# Dataset content
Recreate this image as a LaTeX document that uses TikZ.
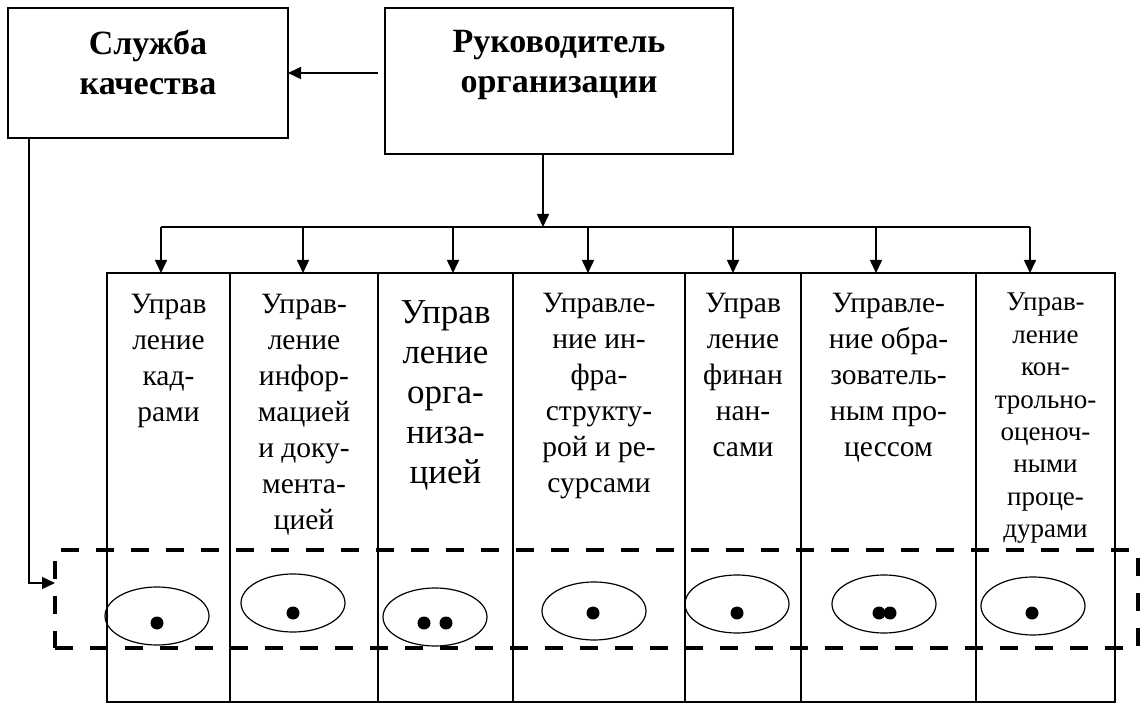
\documentclass[tikz,border=0pt]{standalone}
\usepackage{fontspec}
\setmainfont{Liberation Serif}
\usetikzlibrary{arrows.meta,shapes.geometric,positioning}
\tikzset{
  box/.style={draw, line width=1.6pt, inner sep=0pt, outer sep=0pt, anchor=north west},
  head/.style={font=\fontsize{34}{40}\selectfont\bfseries, align=center, inner sep=0pt, anchor=north},
  lbl/.style={font=\fontsize{29.5}{36}\selectfont, align=center, inner sep=0pt, anchor=north},
  arr/.style={line width=1.6pt, -{Triangle[length=13pt,width=12pt]}},
  oval/.style={draw, ellipse, line width=1.2pt, minimum width=104pt, minimum height=58pt, inner sep=0pt},
  zone/.style={draw, line width=4pt, dash pattern=on 18pt off 17pt, inner sep=0pt, outer sep=0pt, anchor=north west},
}

\begin{document}
\begin{tikzpicture}[x=1pt,y=-1pt]
\useasboundingbox (0,0) rectangle (1144,708);

\node[box, minimum width=280pt, minimum height=130pt] (sk) at (8,8) {};
\node[box, minimum width=348pt, minimum height=146pt] (rk) at (385,8) {};
\node[head] (skt) at ([yshift=-22pt]sk.north) {Служба\\качества};
\node[head] (rkt) at ([yshift=-22pt]rk.north) {Руководитель\\организации};

\foreach \i/\x/\w in {1/107/123, 2/230/148, 3/378/135, 4/513/172, 5/685/116, 6/801/175, 7/976/139}
  \node[box, minimum width=\w pt, minimum height=429pt] (c\i) at (\x,273) {};

\node[lbl] (t1) at ([yshift=-21pt]c1.north) {Управ\\ление\\кад-\\рами};
\node[lbl] (t2) at ([yshift=-21pt]c2.north) {Управ-\\ление\\инфор-\\мацией\\и доку-\\мента-\\цией};
\node[lbl, font=\fontsize{35}{40}\selectfont] (t3) at ([yshift=-27pt]c3.north) {Управ\\ление\\орга-\\низа-\\цией};
\node[lbl] (t4) at ([yshift=-20pt]c4.north) {Управле-\\ние ин-\\фра-\\структу-\\рой и ре-\\сурсами};
\node[lbl] (t5) at ([yshift=-20pt]c5.north) {Управ\\ление\\финан\\нан-\\сами};
\node[lbl] (t6) at ([yshift=-20pt]c6.north) {Управле-\\ние обра-\\зователь-\\ным про-\\цессом};
\node[lbl, font=\fontsize{27}{32.4}\selectfont] (t7) at ([yshift=-20pt]c7.north) {Управ-\\ление\\кон-\\трольно-\\оценоч-\\ными\\проце-\\дурами};

\draw[arr, shorten <=7pt] (rk.west |- sk.east) -- (sk.east);
\coordinate (hub) at (543,227);
\draw[arr] (hub |- rk.south) -- (hub);
\foreach \i/\x in {1/161, 2/303, 3/453, 4/588, 5/733, 6/876, 7/1030} {
  \coordinate (a\i) at (\x,227);
  \draw[arr] (a\i) -- (a\i |- c\i.north);
}
\draw[line width=1.6pt] (a1) -- (a7);

\foreach \i/\x/\y in {1/157/616, 2/293/603, 3/435/617, 4/594/611, 5/737/604, 6/884/604, 7/1033/606}
  \node[oval] (e\i) at (\x,\y) {};
\foreach \x/\y in {157/623, 293/613, 424/623, 446/623, 593/613, 737/613, 879/613, 890/613, 1032/613}
  \fill (\x,\y) circle (6.5pt);

\node[zone, minimum width=1083pt, minimum height=98pt] (dz) at (55,550) {};
\draw[arr] ([xshift=21pt]sk.south west) |- ([yshift=-33pt]dz.north west);
\end{tikzpicture}
\end{document}
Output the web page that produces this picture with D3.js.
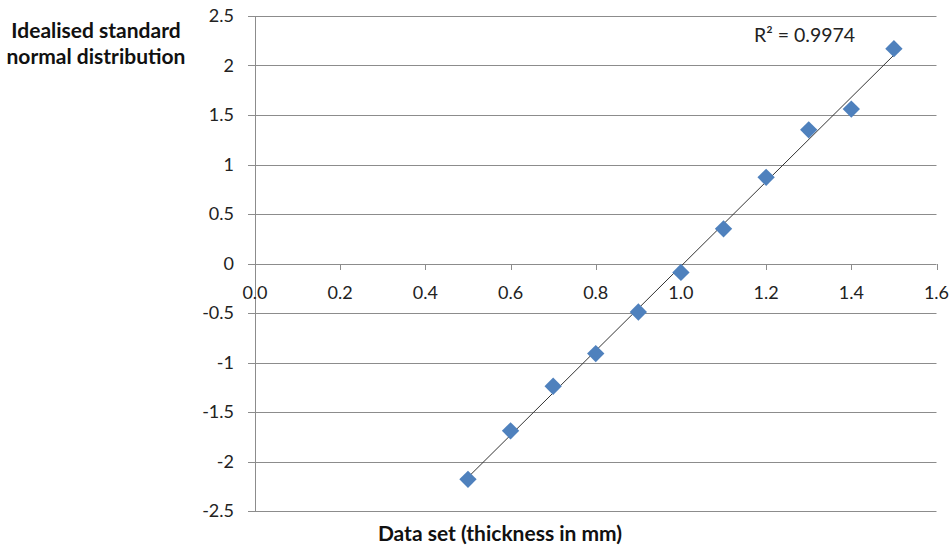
<!DOCTYPE html>
<html><head><meta charset="utf-8">
<script src="https://cdn.jsdelivr.net/npm/d3@7"></script>
<style>body{margin:0;background:#fff}svg{display:block}text{font-family:Lato,"Open Sans",sans-serif}</style>
</head><body>
<svg id="c" width="952" height="549"></svg>
<script>
const thickness = [0.5,0.6,0.7,0.8,0.9,1.0,1.1,1.2,1.3,1.4,1.5];
const zScore = [-2.18,-1.69,-1.24,-0.91,-0.49,-0.09,0.35,0.87,1.35,1.56,2.17];
const xTicks = [0,0.2,0.4,0.6,0.8,1.0,1.2,1.4,1.6];
const yTicks = [2.5,2,1.5,1,0.5,0,-0.5,-1,-1.5,-2,-2.5];
const r2Label = "R\u00B2 = 0.9974";
const yTitle = ["Idealised standard","normal distribution"];
const xTitle = "Data set (thickness in mm)";

const svg = d3.select("#c");
const x = d3.scaleLinear().domain([0,1.6]).range([255,936.5]);
const y = d3.scaleLinear().domain([-2.5,2.5]).range([511,16]);
const grid = "#8c8c8c";

svg.append("g").selectAll("line").data(yTicks).join("line")
  .attr("x1",248).attr("x2",936.5)
  .attr("y1",d=>Math.round(y(d))+0.5).attr("y2",d=>Math.round(y(d))+0.5)
  .attr("stroke",grid).attr("stroke-width",1);
svg.append("line").attr("x1",255.5).attr("x2",255.5).attr("y1",Math.round(y(2.5))+0.5).attr("y2",Math.round(y(-2.5))+0.5)
  .attr("stroke",grid);
svg.append("g").selectAll("line").data(xTicks).join("line")
  .attr("x1",d=>Math.round(x(d))+0.5).attr("x2",d=>Math.round(x(d))+0.5)
  .attr("y1",Math.round(y(0))).attr("y2",Math.round(y(0))+6)
  .attr("stroke",grid);

svg.append("g").selectAll("text").data(yTicks).join("text")
  .attr("x",234).attr("y",d=>y(d)+6).attr("text-anchor","end")
  .attr("font-size",18).attr("fill","#222").text(d=>d);
svg.append("g").selectAll("text").data(xTicks).join("text")
  .attr("x",d=>x(d)).attr("y",y(0)+35).attr("text-anchor","middle")
  .attr("font-size",18).attr("fill","#222").text(d=>d.toFixed(1));

const mx = d3.mean(thickness), my = d3.mean(zScore);
let sxy=0,sxx=0;
thickness.forEach((v,i)=>{sxy+=(v-mx)*(zScore[i]-my);sxx+=(v-mx)*(v-mx);});
const slope = sxy/sxx, icpt = my - slope*mx;
const x0 = d3.min(thickness), x1 = d3.max(thickness);
svg.append("line").attr("x1",x(x0)).attr("y1",y(icpt+slope*x0))
  .attr("x2",x(x1)).attr("y2",y(icpt+slope*x1))
  .attr("stroke","#333").attr("stroke-width",1);

svg.append("g").selectAll("path").data(thickness).join("path")
  .attr("d",d3.symbol(d3.symbolSquare,150)())
  .attr("transform",(d,i)=>`translate(${x(d)},${y(zScore[i])}) rotate(45)`)
  .attr("fill","#4f81bd");

svg.append("text").attr("x",754).attr("y",42).attr("font-size",19.5).attr("fill","#222").text(r2Label);

svg.append("g").selectAll("text").data(yTitle).join("text")
  .attr("x",96).attr("y",(d,i)=>38+i*26).attr("text-anchor","middle")
  .attr("font-size",21).attr("font-weight","bold").attr("fill","#111").text(d=>d);
svg.append("text").attr("x",500).attr("y",541).attr("text-anchor","middle")
  .attr("font-size",21).attr("font-weight","bold").attr("fill","#111").text(xTitle);
</script>
</body></html>
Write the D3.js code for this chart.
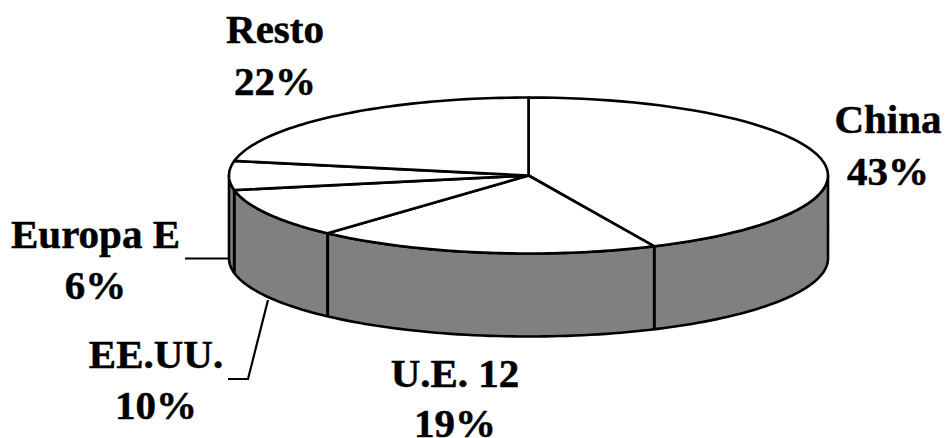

# Aim of the exercise
Can the lines from the start of the records through the line with "width=\w pt, minimum" be given again exactly, with the pictures left out?

# Final result
Recreate this image as a LaTeX document that uses TikZ.
\documentclass[tikz,border=0pt]{standalone}
\usepackage{fontspec}
\setmainfont{Liberation Serif}
\usetikzlibrary{arrows.meta,shapes.geometric,positioning}
\tikzset{
  box/.style={draw, line width=1.6pt, inner sep=0pt, outer sep=0pt, anchor=north west},
  head/.style={font=\fontsize{34}{40}\selectfont\bfseries, align=center, inner sep=0pt, anchor=north},
  lbl/.style={font=\fontsize{29.5}{36}\selectfont, align=center, inner sep=0pt, anchor=north},
  arr/.style={line width=1.6pt, -{Triangle[length=13pt,width=12pt]}},
  oval/.style={draw, ellipse, line width=1.2pt, minimum width=104pt, minimum height=58pt, inner sep=0pt},
  zone/.style={draw, line width=4pt, dash pattern=on 18pt off 17pt, inner sep=0pt, outer sep=0pt, anchor=north west},
}

\begin{document}
\begin{tikzpicture}[x=1pt,y=-1pt]
\useasboundingbox (0,0) rectangle (1144,708);

\node[box, minimum width=280pt, minimum height=130pt] (sk) at (8,8) {};
\node[box, minimum width=348pt, minimum height=146pt] (rk) at (385,8) {};
\node[head] (skt) at ([yshift=-22pt]sk.north) {Служба\\качества};
\node[head] (rkt) at ([yshift=-22pt]rk.north) {Руководитель\\организации};

\foreach \i/\x/\w in {1/107/123, 2/230/148, 3/378/135, 4/513/172, 5/685/116, 6/801/175, 7/976/139}
  \node[box, minimum width=\w pt, minimum height=429pt] (c\i) at (\x,273) {};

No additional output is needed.